コンディショニングにおいて、サプリメントを使って局地的なアプローチを続けることはもちろん大事ですが、もっとそれ以前の基礎の部分に目を向けることも大事。そこで、人間が絶えず続けている“呼吸”に焦点を当てたコンディショニングを今回から3回に分けて紹介します!
文:Woman’sSHAPE編集部
桑原 弘樹(くわばら ひろき)
桑原塾 主宰。スポーツサプリメント『パワープロダクション』の産みの親。NESTA JAPAN(全米エクササイズ&トレーナー協会)PDA。武藤敬司氏率いるW-1(レッスルワン)コンディショニングコーチ。国内外のトップアスリートに対して独自のコンディショニング指導を行い、各種スポーツ誌への執筆や講演会を実施するなど多方面にわたって活動中。
“呼吸”は身近すぎて意識しにくい
呼吸は生まれた瞬間から死ぬまで続けているもので、そのことからもどれだけ人間にとって必須なものかが分かると思います。しかしあまりに身近すぎるものなので、呼吸に対して意識を高く持っている人はあまり多くないかもしれません。その一方でマラソンランナー、登山家、ダイバーの方々は呼吸に対して高い意識を持っています。彼ら(彼女ら)のように、時にはトレーニングや運動のパフォーマンスを上げるために呼吸というキーワードで色々なものを見直すことも必要かもしれません。
吸う息、吐く息、努責
呼吸は大きく分けて吸う息、吐く息、怒責(どせき)の3つに分けられます。吸う息は基本的に力が抜けてリラックスした状態になり、吐く息は自分が意識している部位に力が入ります。

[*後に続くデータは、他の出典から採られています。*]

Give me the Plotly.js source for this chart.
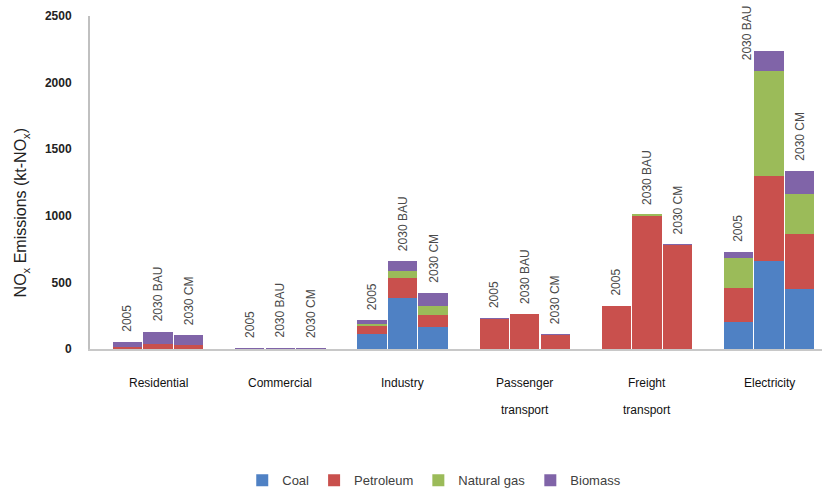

例えばウエイトトレーニングでも息を吸いながら力を入れることはないですよね。また緊張している時に深呼吸しなさいと言われるのは、息を大きく吸うことで身体を弛緩させることを目的ににしています。このようにトレーニングやそれ以外の場面においても我々は自然に吸う息、吐く息を利用していることが分かるでしょう。
では、怒責とは何か。これは息を止めた状態で、全身に力が入ります。我々が怒責を目にする場合の一つに相撲の立ち合いがあります。立ち合いの時、力士は息を大きく吸って、息を吐きながら土俵に手をつき、行事の掛け声と共に怒責の状態でお互いにぶつかり合います。どちらも努責の状態だから200kg近い人間同士が衝突し合えるわけです。このように我々は漠然となんとなく呼吸をしているようでも、それぞれに特徴があって日々の生活の中で使い分けているのです。